「日本の大企業は、古臭くてダメ」と切り捨てるのは間違い…日本のスタートアップが本当にやるべきこと
「ビジネスの最先端はアメリカにある」という理解は、本当に正しいのか。バブソン大学准教授の山川恭弘さんの書籍『バブソン大学で教えている 世界一のアントレプレナーシップ』(講談社)より一部をお届けする――。 【この記事の画像を見る】 ■「アメリカのほうが先を行っている」は本当か アメリカで一年の大半を暮らしていて時折聞かれる質問に「アメリカと日本の違い」があります。そういった質問の端々に、「アメリカのほうが先を行っている」という意識、スタートアップ大国アメリカに対して、後れをとる日本というニュアンスを感じることもあります。 たしかに、ビジネスの世界では「アメリカで起こったことは、そのまま世界に波及する」という傾向があります。

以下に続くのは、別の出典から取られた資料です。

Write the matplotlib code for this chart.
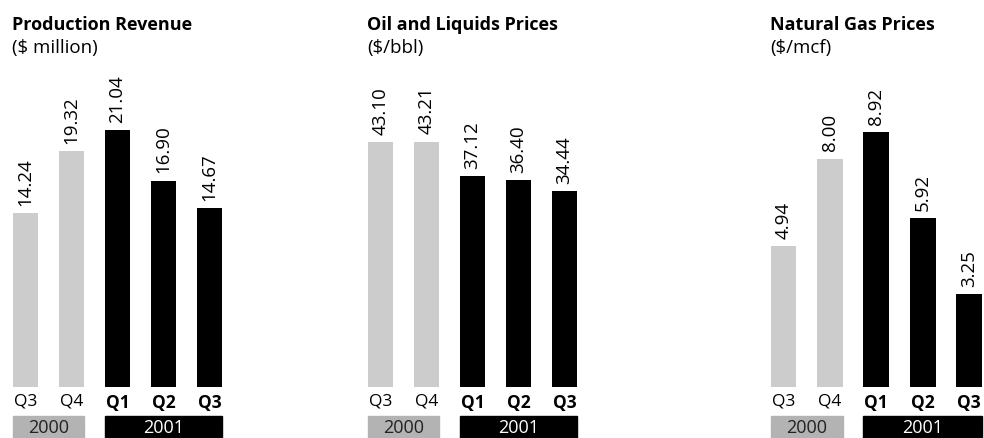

IT業界、マーケティング業界はとくにアメリカ主導の傾向が強いです。 アメリカが「先進」であり、正しいように思えますが、日本人としてアメリカの大学で教鞭をとる私の答えはこうです。 「アメリカってそんなに先を行ってるのか? 日本はそんなに乗り遅れているのか?」 ■最近のアメリカは荒れている 4つの州(カリフォルニア州、オハイオ州、テキサス州、マサチューセッツ州)に住んだ経験から、言葉を選ばずに言うと、「最近のアメリカはちょっと荒れてないか?」と感じることも多いです。 そんな話をしていたある時、会話の相手からこんなことを言われました。 「でも山川さん、大昔の話ですが、Japan as No.1って言われた時代がありましたよね。アメリカ企業がこぞって日本型経営を研究した時期がありましたよね」 ビジネスのトレンドがアメリカ発なことが多いのは事実ですが、アメリカ人が日本型の経営について学んだ時期もたしかにあったのです。
■アメリカは「カオスな社会」 現在のIT社会の基盤となる企業は、なぜアメリカ企業ばかりなのか。 少し乱暴で抽象的な言葉ではありますが、その答えは、「アメリカがCHAOSな社会」だからです。 「CHAOS」は「混沌」、対義語は「COSMOS」、つまり「秩序、調和、ハーモニー」。 日本ではCHAOSを好まず、COSMOSに好印象を抱く人が多く、変化が遅くなる。その分、アメリカ企業に後れを取るというわけです。 それゆえ「アメリカ型社会にならなければ国際競争に勝てない」と考える人もいます。「日本の企業は判断が遅い」と批判する人も増えている印象です。 でも、それは本当でしょうか。 ■変化の弊害も大きくなっている 私はアメリカに暮らしていますので、変化の弊害も見ています。アメリカでは変化に追随して大きく儲ける人とそうでない人の格差が目に見えて広がっています。 一方、日本ではそこまでの格差は生まれていません。 アメリカ型社会と日本型社会は「対立軸」として捉えられることがありますが、本来、どちらが良い、悪いというものではありません。